О, как я люблю эту добродетель — своенравие! Стоит только познать ее и обнаружить хоть толику в себе самом — и настолько же сомнительными становятся все многочисленные хваленые добродетели.
Например, патриотизм. Ничего не имею против него. Он ставит на место единственного целый обширный комплекс. Однако в качестве истинной добродетели он выступает, лишь когда начинается пальба — это наивное и столь смехотворно недостаточное средство «продолжить политику». Ведь солдата, убивающего врага, всегда считают большим патриотом, чем крестьянина, с предельной добросовестностью возделывающего свое поле. Ибо крестьянин имеет с того свою выгоду.

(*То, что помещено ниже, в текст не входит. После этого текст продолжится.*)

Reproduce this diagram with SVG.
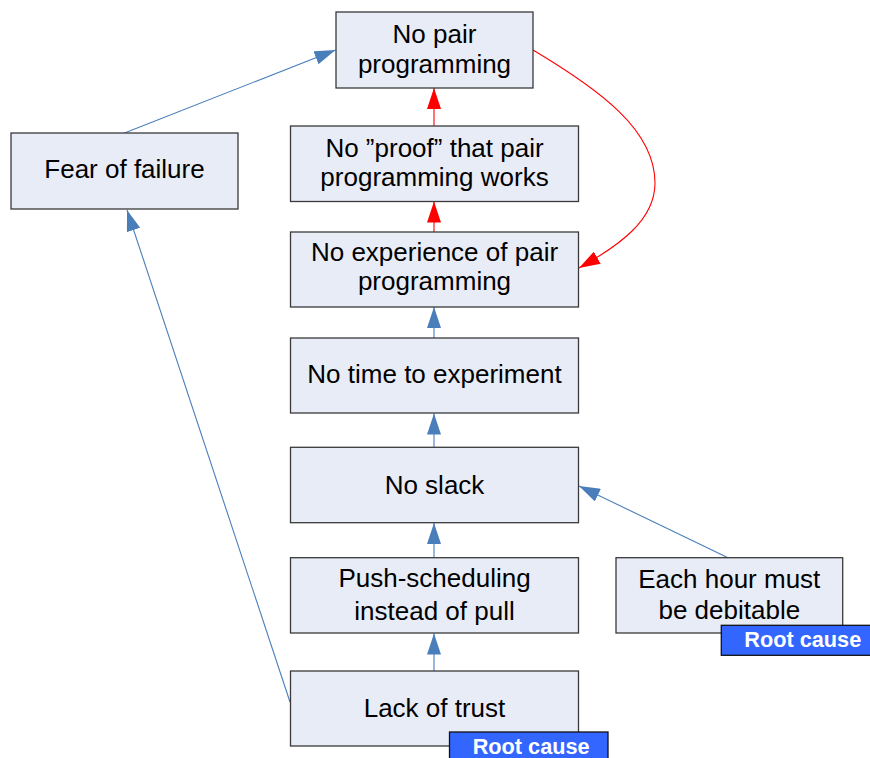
<svg xmlns="http://www.w3.org/2000/svg" width="870" height="758" viewBox="0 0 870 758">
<defs>
<style>
.box{fill:#e8ecf7;stroke:#3a3a3a;stroke-width:1.3}
.t{font-family:"Liberation Sans",Arial,sans-serif;font-size:26px;fill:#000;text-anchor:middle}
.rc{fill:#3366ff;stroke:#111;stroke-width:1.3}
.rct{font-family:"Liberation Sans",Arial,sans-serif;font-size:21.7px;font-weight:bold;fill:#fff}
.bl{stroke:#4a7ebb;stroke-width:1.1;fill:none;marker-end:url(#ab)}
.rd{stroke:#ff0000;stroke-width:1.1;fill:none;marker-end:url(#ar)}
</style>
<marker id="ab" viewBox="0 0 21 14" refX="21" refY="7" markerWidth="21" markerHeight="14" markerUnits="userSpaceOnUse" orient="auto">
<path d="M0,0 L21,7 L0,14 z" fill="#4a7ebb"/>
</marker>
<marker id="ar" viewBox="0 0 21 14" refX="21" refY="7" markerWidth="21" markerHeight="14" markerUnits="userSpaceOnUse" orient="auto">
<path d="M0,0 L21,7 L0,14 z" fill="#ff0000"/>
</marker>
</defs>
<rect width="870" height="758" fill="#ffffff"/>
<g id="connectors">
<path class="bl" d="M124.5,133 L335.5,50"/>
<path class="bl" d="M290,702 L127,210"/>
<path class="bl" d="M728,557.7 L579,486"/>
<path class="bl" d="M434,557.7 L434,523"/>
<path class="bl" d="M434,447 L434,413.5"/>
<path class="bl" d="M434,338 L434,307"/>
<path class="bl" d="M434,671 L434,633.5"/>
<path class="rd" d="M434,232 L434,201.5"/>
<path class="rd" d="M434,126 L434,88"/>
<path class="rd" d="M533,50 C600,90 655,130 655,183 C655,220 620,245 579,268"/>
</g>
<g id="n-nopair">
<rect class="box" x="336" y="12" width="197" height="76"/>
<text class="t" x="434.5" y="43.3">No pair</text>
<text class="t" x="434.5" y="73.3">programming</text>
</g>
<g id="n-fear">
<rect class="box" x="11" y="133" width="227" height="76"/>
<text class="t" x="124.5" y="178.3">Fear of failure</text>
</g>
<g id="n-proof">
<rect class="box" x="290.5" y="126" width="288" height="75.5"/>
<text class="t" x="434.5" y="156.7">No ”proof” that pair</text>
<text class="t" x="434.5" y="185.7">programming works</text>
</g>
<g id="n-exp">
<rect class="box" x="290.5" y="232" width="288" height="75"/>
<text class="t" x="434.5" y="261">No experience of pair</text>
<text class="t" x="434.5" y="290">programming</text>
</g>
<g id="n-time">
<rect class="box" x="290.5" y="338" width="288" height="75"/>
<text class="t" x="434.5" y="383.3">No time to experiment</text>
</g>
<g id="n-slack">
<rect class="box" x="290.5" y="447.3" width="288" height="75.4"/>
<text class="t" x="434.5" y="494">No slack</text>
</g>
<g id="n-push">
<rect class="box" x="290.5" y="557.7" width="288" height="75.3"/>
<text class="t" x="434.5" y="587.3">Push-scheduling</text>
<text class="t" x="434.5" y="620">instead of pull</text>
</g>
<g id="n-hour">
<rect class="box" x="616" y="557.7" width="226.7" height="75.3"/>
<text class="t" x="729.3" y="588.3">Each hour must</text>
<text class="t" x="729.3" y="619">be debitable</text>
</g>
<g id="rc-hour">
<rect class="rc" x="721.3" y="625.3" width="160" height="30"/>
<text class="rct" x="744.3" y="647.3">Root cause</text>
</g>
<g id="n-trust">
<rect class="box" x="290.5" y="671" width="288" height="75"/>
<text class="t" x="434.5" y="716.7">Lack of trust</text>
</g>
<g id="rc-trust">
<rect class="rc" x="449.5" y="732" width="158.5" height="30"/>
<text class="rct" x="472.7" y="753.7">Root cause</text>
</g>
</svg>
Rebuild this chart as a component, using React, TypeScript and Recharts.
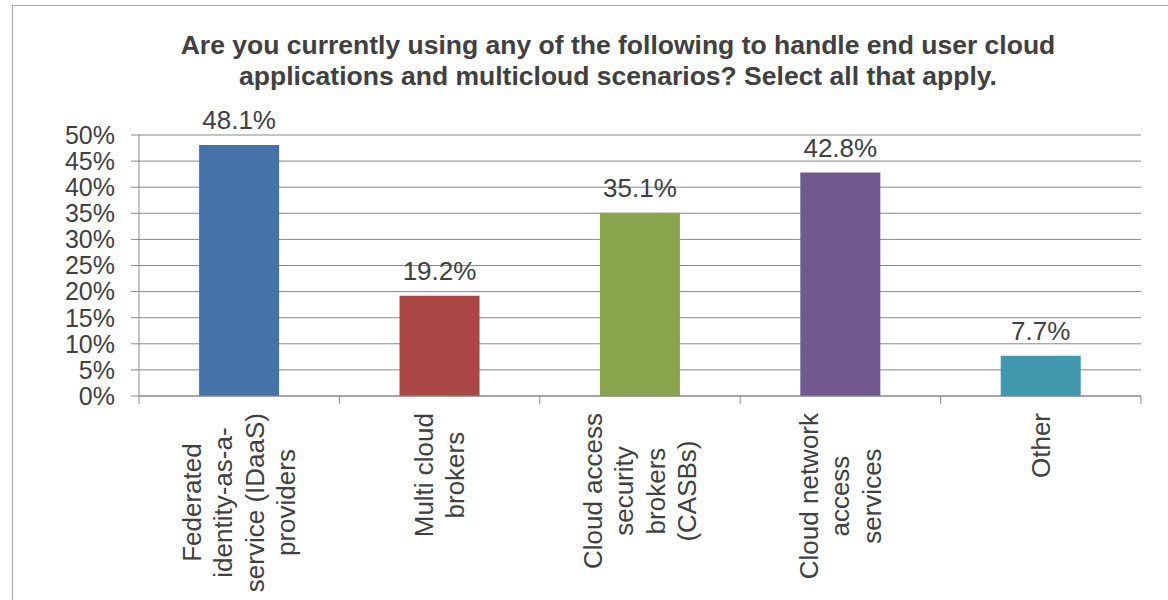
import React from 'react';
import { BarChart, Bar, XAxis, YAxis, CartesianGrid, Cell, LabelList } from 'recharts';

const categories = [
  'Federated identity-as-a-service (IDaaS) providers',
  'Multi cloud brokers',
  'Cloud access security brokers (CASBs)',
  'Cloud network access services',
  'Other',
];
const categoryLines = [
  ['Federated', 'identity-as-a-', 'service (IDaaS)', 'providers'],
  ['Multi cloud', 'brokers'],
  ['Cloud access', 'security', 'brokers', '(CASBs)'],
  ['Cloud network', 'access', 'services'],
  ['Other'],
];
const values = [48.1, 19.2, 35.1, 42.8, 7.7];
const colors = ['#4572A7', '#AA4643', '#89A54E', '#71588F', '#4198AF'];
const yTicks = [0, 5, 10, 15, 20, 25, 30, 35, 40, 45, 50];
const titleLines = [
  'Are you currently using any of the following to handle end user cloud',
  'applications and multicloud scenarios? Select all that apply.',
];

const data = categories.map((name, i) => ({ name, value: values[i] }));

const FONT = '"Liberation Sans", Arial, sans-serif';
const TEXT = '#404040';
const LINE = '#888888';
const FS = 26;

let ctx: CanvasRenderingContext2D | null = null;
function measure(text: string, size: number): number {
  if (!ctx) ctx = document.createElement('canvas').getContext('2d');
  if (!ctx) return text.length * size * 0.5;
  ctx.font = `${size}px ${FONT}`;
  return ctx.measureText(text).width;
}

const XTick = (props: any) => {
  const { x, y, payload, index } = props;
  const half = payload && typeof payload.offset === 'number' && payload.offset > 0 ? payload.offset : 100.2;
  const lines = categoryLines[index] ?? [String(payload?.value ?? '')];
  const maxW = Math.max(...lines.map((l) => measure(l, FS)));
  const top = y + 17;
  const lh = 31.5;
  const n = lines.length;
  return (
    <g>
      <line x1={x - half} x2={x - half} y1={y} y2={y + 8} stroke={LINE} strokeWidth={1} />
      {index === categories.length - 1 && (
        <line x1={x + half} x2={x + half} y1={y} y2={y + 8} stroke={LINE} strokeWidth={1} />
      )}
      <g transform={`translate(${x},${top + maxW / 2}) rotate(-90)`}>
        {lines.map((l, i) => (
          <text
            key={i}
            x={0}
            y={(i - (n - 1) / 2) * lh}
            textAnchor="middle"
            dominantBaseline="central"
            fontSize={FS}
            fontFamily={FONT}
            fill={TEXT}
          >
            {l}
          </text>
        ))}
      </g>
    </g>
  );
};

export default function App() {
  return (
    <div style={{ position: 'absolute', left: 0, top: 0, width: 1168, height: 600, background: '#fff', overflow: 'hidden', fontFamily: FONT }}>
      <div
        style={{
          position: 'absolute',
          left: 12,
          top: 5,
          width: 1200,
          height: 640,
          borderLeft: '1px solid #a6a6a6',
          borderTop: '1px solid #a6a6a6',
        }}
      />
      <div
        style={{
          position: 'absolute',
          left: 118,
          top: 30,
          width: 1000,
          textAlign: 'center',
          fontWeight: 'bold',
          fontSize: 26.5,
          lineHeight: '31px',
          color: TEXT,
          fontFamily: FONT,
        }}
      >
        {titleLines.map((t, i) => (
          <div key={i} style={{ whiteSpace: 'nowrap' }}>{t}</div>
        ))}
      </div>
      <div style={{ position: 'absolute', left: 0, top: 0 }}>
        <BarChart
          width={1168}
          height={600}
          data={data}
          margin={{ top: 135, right: 27, bottom: 0, left: 0 }}
          barCategoryGap="30%"
        >
          <CartesianGrid vertical={false} stroke={LINE} strokeWidth={1} />
          <XAxis
            dataKey="name"
            height={204}
            interval={0}
            tickLine={false}
            tickSize={0}
            tickMargin={0}
            axisLine={{ stroke: LINE }}
            tick={<XTick />}
          />
          <YAxis
            width={139}
            domain={[0, 50]}
            ticks={yTicks}
            interval={0}
            tickFormatter={(v: number) => `${v}%`}
            tickSize={8}
            tickMargin={16}
            axisLine={{ stroke: LINE }}
            tickLine={{ stroke: LINE }}
            tick={{ fontSize: 25, fill: TEXT, fontFamily: FONT }}
          />
          <Bar dataKey="value" isAnimationActive={false}>
            {data.map((d, i) => (
              <Cell key={d.name} fill={colors[i]} />
            ))}
            <LabelList
              dataKey="value"
              position="top"
              offset={16}
              formatter={(v: any) => `${v}%`}
              fill={TEXT}
              fontSize={FS}
              fontFamily={FONT}
            />
          </Bar>
        </BarChart>
      </div>
    </div>
  );
}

А, как это ни комично, наша архисложная мораль считает сомнительной как раз ту добродетель, которая служит ко благу и выгоде ее обладателя!
А почему, собственно? Потому что мы привыкли достигать благ только за счет других. Потому что мы придерживаемся угрюмого убеждения, что нам не хватает как раз того, что есть у другого.
Вождь дикарей верит в то, что жизненная сила убитых им врагов переходит в него самого. Не лежит ли сия скудная дикарская вера в основе всякой войны, всякой конкуренции, всякого недоверия между людьми? Нет, мы были бы куда счастливее, если бы уравняли в своем мнении славного хлебопашца с солдатом! Если бы смогли отказаться от предубеждения, будто всякий выигрыш в жизненной силе отдельного человека или целого народа должен неминуемо произойти за счет кого-нибудь другого!
Тут я слышу учительский глас: «Все это звучит премило, однако взгляните, пожалуйста, на сию материю по-деловому — с национально-экономической точки зрения! Мировая продукция…»
На что я возражаю: «Покорно благодарю. Точка зрения национальной экономики отнюдь не деловая; это очки, сквозь которые можно видеть что угодно. Например, перед войной с помощью соображений национальной экономики можно доказать, что мировая война невозможна или что она не продлится долго. Нынче — с помощью той же национальной экономики — можно доказать обратное. Нет уж, будем лучше держаться в своих размышлениях действительности, а не этих фантазий!»
В них не много проку, в этих «точках зрения», как бы они ни нарекали себя и какие бы откормленные профессора их ни представляли. Все они — весьма скользкий лед! Мы не счетные машины и не какие-нибудь другие механизмы. Мы люди. А для человека существует только одна естественная точка зрения, только один естественный масштаб. Это точка зрения и масштаб своенравия. Для человека своенравного нет ни капитализма, ни социализма, для него нет ни Англии, ни Америки, для него ничего не существует, кроме тихого и неотвратимого закона в собственной груди. Следовать ему для человека обыкновенного представляется делом бесконечно сложным. Для человека своенравного — это и божий глас, и судьба.